AIM: Transcribe the material in full. Nothing should differ except that the pictures are left out.

SUPPLIED DATA:
==============================

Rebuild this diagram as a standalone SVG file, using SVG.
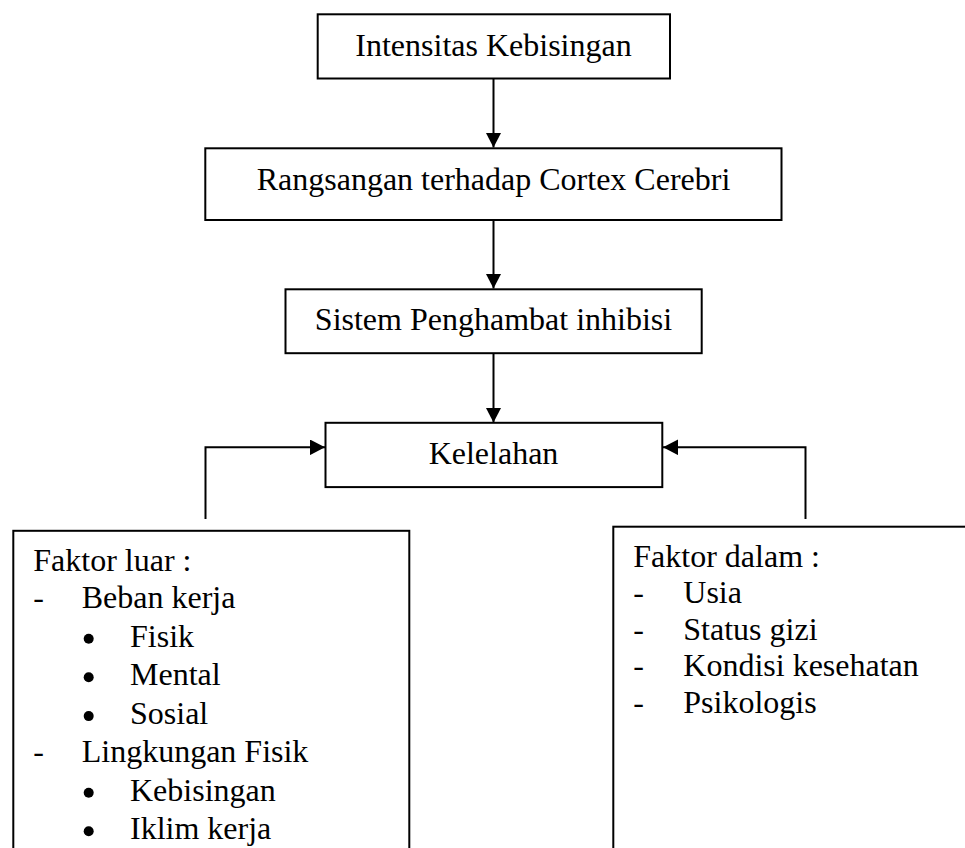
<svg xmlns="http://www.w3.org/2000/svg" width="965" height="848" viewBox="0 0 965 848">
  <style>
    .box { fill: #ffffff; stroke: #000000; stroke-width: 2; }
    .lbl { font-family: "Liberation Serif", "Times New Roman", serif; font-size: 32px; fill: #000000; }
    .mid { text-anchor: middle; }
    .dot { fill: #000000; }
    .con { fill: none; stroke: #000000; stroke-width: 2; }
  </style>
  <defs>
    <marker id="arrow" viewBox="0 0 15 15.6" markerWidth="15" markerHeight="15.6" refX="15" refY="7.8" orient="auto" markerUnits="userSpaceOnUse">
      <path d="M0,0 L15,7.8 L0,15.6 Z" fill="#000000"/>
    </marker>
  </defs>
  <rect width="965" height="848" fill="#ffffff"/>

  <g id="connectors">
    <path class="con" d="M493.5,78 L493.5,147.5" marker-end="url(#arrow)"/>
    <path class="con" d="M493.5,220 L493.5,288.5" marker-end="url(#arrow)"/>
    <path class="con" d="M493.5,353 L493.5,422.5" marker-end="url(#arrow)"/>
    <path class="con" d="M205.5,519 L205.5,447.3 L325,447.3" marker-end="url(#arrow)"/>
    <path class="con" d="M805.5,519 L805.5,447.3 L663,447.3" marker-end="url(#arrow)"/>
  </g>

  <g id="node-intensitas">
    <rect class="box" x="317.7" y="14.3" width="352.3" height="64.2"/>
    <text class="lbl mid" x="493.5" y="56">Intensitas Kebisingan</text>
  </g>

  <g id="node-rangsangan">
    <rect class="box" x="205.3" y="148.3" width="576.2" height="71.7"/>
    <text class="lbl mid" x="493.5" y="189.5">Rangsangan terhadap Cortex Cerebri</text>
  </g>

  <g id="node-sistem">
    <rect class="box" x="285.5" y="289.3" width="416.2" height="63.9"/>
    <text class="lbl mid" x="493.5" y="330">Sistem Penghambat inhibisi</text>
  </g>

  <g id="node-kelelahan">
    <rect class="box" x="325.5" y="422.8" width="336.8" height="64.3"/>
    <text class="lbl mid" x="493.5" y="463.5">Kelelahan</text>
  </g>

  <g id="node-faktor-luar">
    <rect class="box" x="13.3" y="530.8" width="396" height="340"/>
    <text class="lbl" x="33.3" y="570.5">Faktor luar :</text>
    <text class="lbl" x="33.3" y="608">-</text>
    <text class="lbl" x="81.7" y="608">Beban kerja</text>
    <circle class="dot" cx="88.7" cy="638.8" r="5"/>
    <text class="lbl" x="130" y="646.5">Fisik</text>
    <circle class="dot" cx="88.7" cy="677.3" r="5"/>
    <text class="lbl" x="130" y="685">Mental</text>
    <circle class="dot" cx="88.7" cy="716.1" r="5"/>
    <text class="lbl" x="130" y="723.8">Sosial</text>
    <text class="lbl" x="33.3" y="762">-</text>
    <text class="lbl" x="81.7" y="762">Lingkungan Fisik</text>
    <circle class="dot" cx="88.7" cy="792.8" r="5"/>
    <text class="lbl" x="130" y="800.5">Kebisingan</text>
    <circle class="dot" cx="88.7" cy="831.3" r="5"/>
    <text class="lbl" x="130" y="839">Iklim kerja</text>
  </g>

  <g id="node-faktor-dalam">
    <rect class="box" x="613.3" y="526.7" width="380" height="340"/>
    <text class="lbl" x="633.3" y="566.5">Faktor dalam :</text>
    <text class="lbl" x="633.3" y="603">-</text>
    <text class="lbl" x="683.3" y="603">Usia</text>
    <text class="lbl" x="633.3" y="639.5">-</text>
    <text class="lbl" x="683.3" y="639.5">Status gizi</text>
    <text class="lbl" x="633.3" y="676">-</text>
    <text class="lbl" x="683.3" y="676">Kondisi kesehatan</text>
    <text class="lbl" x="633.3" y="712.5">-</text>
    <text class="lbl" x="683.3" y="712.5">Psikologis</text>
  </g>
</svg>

==============================

OUTPUT BELOW:
Rebuild this diagram as a standalone SVG file, using SVG.
<svg xmlns="http://www.w3.org/2000/svg" width="965" height="848" viewBox="0 0 965 848">
  <style>
    .box { fill: #ffffff; stroke: #000000; stroke-width: 2; }
    .lbl { font-family: "Liberation Serif", "Times New Roman", serif; font-size: 32px; fill: #000000; }
    .mid { text-anchor: middle; }
    .dot { fill: #000000; }
    .con { fill: none; stroke: #000000; stroke-width: 2; }
  </style>
  <defs>
    <marker id="arrow" viewBox="0 0 15 15.6" markerWidth="15" markerHeight="15.6" refX="15" refY="7.8" orient="auto" markerUnits="userSpaceOnUse">
      <path d="M0,0 L15,7.8 L0,15.6 Z" fill="#000000"/>
    </marker>
  </defs>
  <rect width="965" height="848" fill="#ffffff"/>

  <g id="connectors">
    <path class="con" d="M493.5,78 L493.5,147.5" marker-end="url(#arrow)"/>
    <path class="con" d="M493.5,220 L493.5,288.5" marker-end="url(#arrow)"/>
    <path class="con" d="M493.5,353 L493.5,422.5" marker-end="url(#arrow)"/>
    <path class="con" d="M205.5,519 L205.5,447.3 L325,447.3" marker-end="url(#arrow)"/>
    <path class="con" d="M805.5,519 L805.5,447.3 L663,447.3" marker-end="url(#arrow)"/>
  </g>

  <g id="node-intensitas">
    <rect class="box" x="317.7" y="14.3" width="352.3" height="64.2"/>
    <text class="lbl mid" x="493.5" y="56">Intensitas Kebisingan</text>
  </g>

  <g id="node-rangsangan">
    <rect class="box" x="205.3" y="148.3" width="576.2" height="71.7"/>
    <text class="lbl mid" x="493.5" y="189.5">Rangsangan terhadap Cortex Cerebri</text>
  </g>

  <g id="node-sistem">
    <rect class="box" x="285.5" y="289.3" width="416.2" height="63.9"/>
    <text class="lbl mid" x="493.5" y="330">Sistem Penghambat inhibisi</text>
  </g>

  <g id="node-kelelahan">
    <rect class="box" x="325.5" y="422.8" width="336.8" height="64.3"/>
    <text class="lbl mid" x="493.5" y="463.5">Kelelahan</text>
  </g>

  <g id="node-faktor-luar">
    <rect class="box" x="13.3" y="530.8" width="396" height="340"/>
    <text class="lbl" x="33.3" y="570.5">Faktor luar :</text>
    <text class="lbl" x="33.3" y="608">-</text>
    <text class="lbl" x="81.7" y="608">Beban kerja</text>
    <circle class="dot" cx="88.7" cy="638.8" r="5"/>
    <text class="lbl" x="130" y="646.5">Fisik</text>
    <circle class="dot" cx="88.7" cy="677.3" r="5"/>
    <text class="lbl" x="130" y="685">Mental</text>
    <circle class="dot" cx="88.7" cy="716.1" r="5"/>
    <text class="lbl" x="130" y="723.8">Sosial</text>
    <text class="lbl" x="33.3" y="762">-</text>
    <text class="lbl" x="81.7" y="762">Lingkungan Fisik</text>
    <circle class="dot" cx="88.7" cy="792.8" r="5"/>
    <text class="lbl" x="130" y="800.5">Kebisingan</text>
    <circle class="dot" cx="88.7" cy="831.3" r="5"/>
    <text class="lbl" x="130" y="839">Iklim kerja</text>
  </g>

  <g id="node-faktor-dalam">
    <rect class="box" x="613.3" y="526.7" width="380" height="340"/>
    <text class="lbl" x="633.3" y="566.5">Faktor dalam :</text>
    <text class="lbl" x="633.3" y="603">-</text>
    <text class="lbl" x="683.3" y="603">Usia</text>
    <text class="lbl" x="633.3" y="639.5">-</text>
    <text class="lbl" x="683.3" y="639.5">Status gizi</text>
    <text class="lbl" x="633.3" y="676">-</text>
    <text class="lbl" x="683.3" y="676">Kondisi kesehatan</text>
    <text class="lbl" x="633.3" y="712.5">-</text>
    <text class="lbl" x="683.3" y="712.5">Psikologis</text>
  </g>
</svg>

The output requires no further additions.